• **Aim**
Everything from the first line down to the line containing "tc = '#1e1e1e'" is to be retyped exactly, both ends included, with pictures left out.

• **Supplied data**
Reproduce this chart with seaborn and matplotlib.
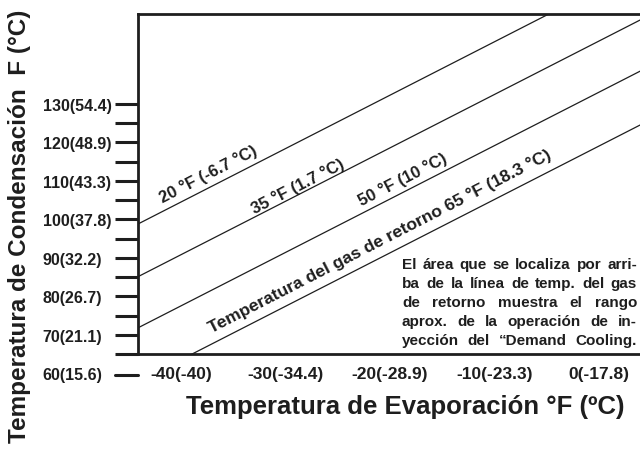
import numpy as np
import pandas as pd
import seaborn as sns
import matplotlib.pyplot as plt

# Datos (temperaturas en F)
evap = [-50, -40, -30, -20, -10, 0, 10]
cond_20 = [90.6, 104.5, 118.4, 132.3, 146.2, 160.1, 174.0]
cond_35 = [76.9, 90.8, 104.7, 118.6, 132.5, 146.4, 160.3]
cond_50 = [63.6, 77.5, 91.4, 105.3, 119.2, 133.1, 147.0]
cond_65 = [49.6, 63.5, 77.4, 91.3, 105.2, 119.1, 133.0]

xticks = [-40, -30, -20, -10, 0]
xlabels = ['-40(-40)', '-30(-34.4)', '-20(-28.9)', '-10(-23.3)', '0(-17.8)']
yticks = [70, 80, 90, 100, 110, 120, 130]
ylabels = ['70(21.1)', '80(26.7)', '90(32.2)', '100(37.8)', '110(43.3)', '120(48.9)', '130(54.4)']

nota = ['El área que se localiza por arri-',
        'ba de la línea de temp. del gas',
        'de retorno muestra el rango',
        'aprox. de la operación de in-',
        'yección del “Demand Cooling.']

df = pd.DataFrame({
    'evap': evap * 4,
    'cond': cond_20 + cond_35 + cond_50 + cond_65,
    'linea': ['20'] * 7 + ['35'] * 7 + ['50'] * 7 + ['65'] * 7,
})

sns.set_style('white')
plt.rcParams['font.family'] = ['Liberation Sans', 'DejaVu Sans']
plt.rcParams['font.weight'] = 'bold'
tc = '#1e1e1e'

fig = plt.figure(figsize=(6.4, 4.52), dpi=100)
ax = fig.add_axes([138 / 640, 1 - 355 / 452, 1 - 138 / 640, 340 / 452])

sns.lineplot(data=df, x='evap', y='cond', units='linea', estimator=None,
             color=tc, linewidth=0.9, ax=ax)

ax.set_xlim(-44.1, 3.9)
ax.set_ylim(65.05, 153.4)

for s in ['top', 'left', 'bottom']:
    ax.spines[s].set_color(tc)
    ax.spines[s].set_linewidth(2)
ax.spines['right'].set_visible(False)

ax.set_xticks(xticks)
ax.set_xticklabels(xlabels, fontsize=12.5, fontweight='bold', color=tc)
ax.tick_params(axis='x', length=0, pad=9)

ax.set_yticks(yticks)
ax.set_yticklabels(ylabels, fontsize=11.5, fontweight='bold', color=tc)
ax.set_yticks(np.arange(65, 131, 10), minor=True)
ax.tick_params(axis='y', which='both', direction='out', length=16.5, width=2.2,
               color=tc, left=True, pad=52)
for lbl in ax.get_yticklabels():
    lbl.set_horizontalalignment('left')

# marca de 60 por debajo del eje
tr = ax.get_yaxis_transform()
ax.plot([-23 / 502, 0], [59.6, 59.6], transform=tr, clip_on=False, color=tc, lw=2.2)
ax.text(-96 / 502, 59.6, '60(15.6)', transform=tr, fontsize=11.5, fontweight='bold',
        color=tc, ha='left', va='center')

ax.set_xlabel('')
ax.set_ylabel('')

fig.text(405 / 640, 1 - 407 / 452, 'Temperatura de Evaporación °F (ºC)',
         fontsize=18.5, fontweight='bold', color=tc, ha='center', va='center')
fig.text(20 / 640, 0.5, 'Temperatura de Condensación  F (°C)', rotation=90,
         fontsize=17.5, fontweight='bold', color=tc, ha='center', va='center')

# etiquetas de las lineas
rot = 27.2
kw = dict(fontweight='bold', color=tc, rotation=rot,
          rotation_mode='anchor', ha='center', va='center')
ax.text(-37.4, 112.0, '20 °F (-6.7 °C)', fontsize=12, **kw)
ax.text(-28.8, 108.8, '35 °F (1.7 °C)', fontsize=12, **kw)
ax.text(-18.8, 110.5, '50 °F (10 °C)', fontsize=12, **kw)
ax.text(-21.0, 94.6, 'Temperatura del gas de retorno 65 °F (18.3 °C)', fontsize=12.6, **kw)

# nota justificada
renderer = fig.canvas.get_renderer()
x0, x1 = 402 / 640, 637 / 640
for i, linea in enumerate(nota):
    y = 1 - (265 + i * 19) / 452
    words = linea.split()
    txts = [fig.text(0, y, w, fontsize=11, fontweight='bold', color=tc, va='center')
            for w in words]
    widths = [t.get_window_extent(renderer).width / fig.bbox.width for t in txts]
    gap = ((x1 - x0) - sum(widths)) / (len(words) - 1)
    x = x0
    for t, w in zip(txts, widths):
        t.set_x(x)
        x += w + gap

fig.savefig('out.png', dpi=100)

• **Written response**
Reproduce this chart with seaborn and matplotlib.
import numpy as np
import pandas as pd
import seaborn as sns
import matplotlib.pyplot as plt

# Datos (temperaturas en F)
evap = [-50, -40, -30, -20, -10, 0, 10]
cond_20 = [90.6, 104.5, 118.4, 132.3, 146.2, 160.1, 174.0]
cond_35 = [76.9, 90.8, 104.7, 118.6, 132.5, 146.4, 160.3]
cond_50 = [63.6, 77.5, 91.4, 105.3, 119.2, 133.1, 147.0]
cond_65 = [49.6, 63.5, 77.4, 91.3, 105.2, 119.1, 133.0]

xticks = [-40, -30, -20, -10, 0]
xlabels = ['-40(-40)', '-30(-34.4)', '-20(-28.9)', '-10(-23.3)', '0(-17.8)']
yticks = [70, 80, 90, 100, 110, 120, 130]
ylabels = ['70(21.1)', '80(26.7)', '90(32.2)', '100(37.8)', '110(43.3)', '120(48.9)', '130(54.4)']

nota = ['El área que se localiza por arri-',
        'ba de la línea de temp. del gas',
        'de retorno muestra el rango',
        'aprox. de la operación de in-',
        'yección del “Demand Cooling.']

df = pd.DataFrame({
    'evap': evap * 4,
    'cond': cond_20 + cond_35 + cond_50 + cond_65,
    'linea': ['20'] * 7 + ['35'] * 7 + ['50'] * 7 + ['65'] * 7,
})

sns.set_style('white')
plt.rcParams['font.family'] = ['Liberation Sans', 'DejaVu Sans']
plt.rcParams['font.weight'] = 'bold'
tc = '#1e1e1e'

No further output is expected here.